In November 1997 I was asked to testify at a Senate hearing concerning the growing worry about cybersecurity. At the time, I was deputy secretary of the Defense Department, and that hearing followed an unexplained electricity blackout in San Francisco that left 125,000 people in the dark for a day. Fears were rising that malicious hackers had somehow taken down the grid. I warned the Senate that America was facing the prospect of an “electronic Pearl Harbor.”
The phrase became a touchstone in the long national argument over cybersecurity, for better or worse. I was not the author of the phrase. That honor goes to a dear friend of mine, retired U.S. Air Force Gen. Tom Marsh, who had just led a national commission looking at cyber vulnerabilities. Tom came to my office to summarize the findings and used the Pearl Harbor metaphor.

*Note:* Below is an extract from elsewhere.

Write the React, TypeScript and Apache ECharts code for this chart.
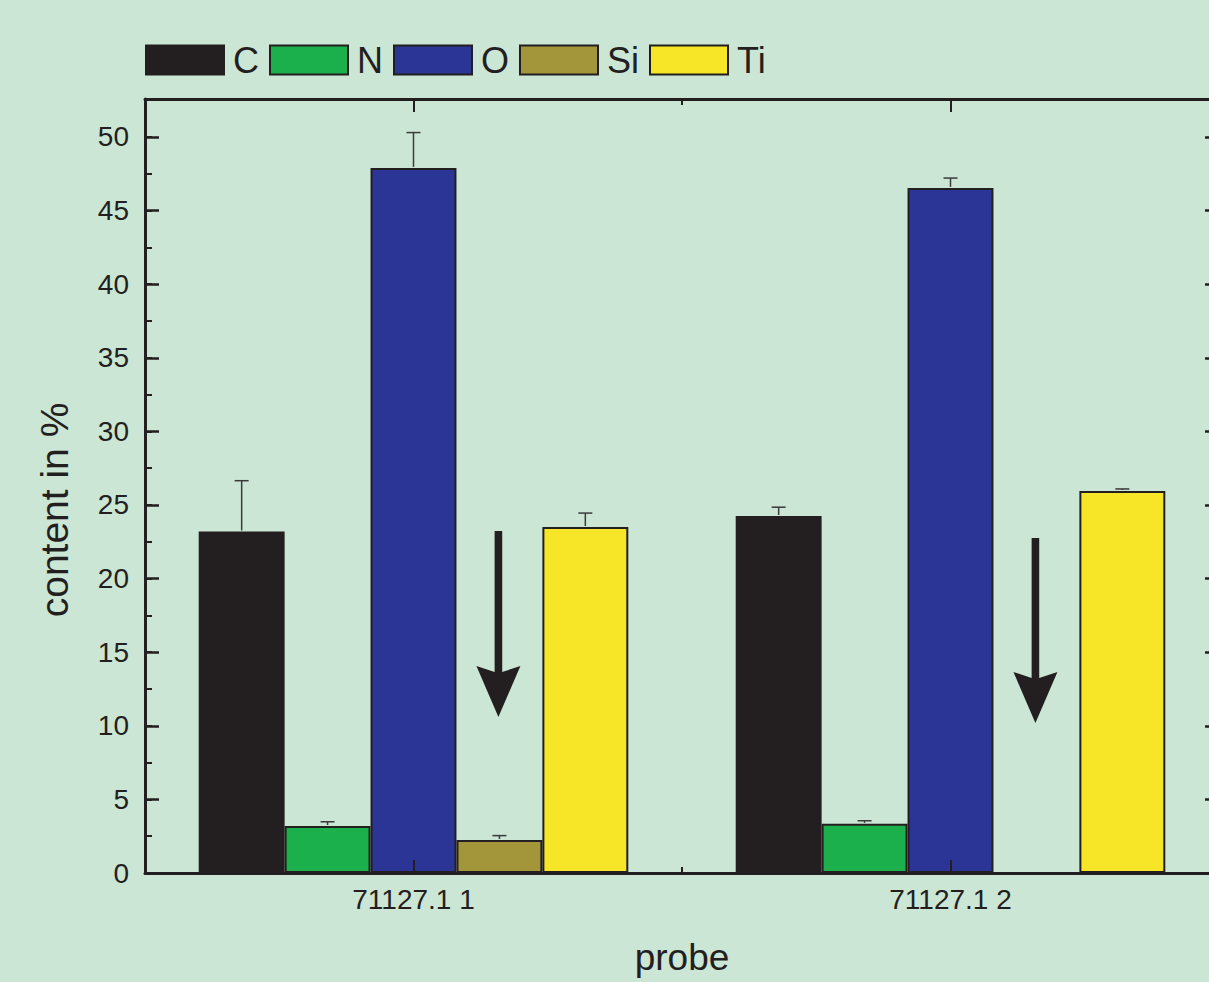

I don’t regret using the Pearl Harbor analogy, but in retrospect it was a mistake to use the analogy when I did. We used the vocabulary of war, because that was what we do at the Defense Department. But for most Americans, war is the Pentagon’s business, not theirs. Ninety-nine percent of American cyberspace is in the private sector, and at the time, the war metaphor didn’t connect. In fact, it backfired: It earned me notoriety as a demon in progressive left, cyber-libertarian circles. But it didn’t mobilize the national awareness of the peril we were in.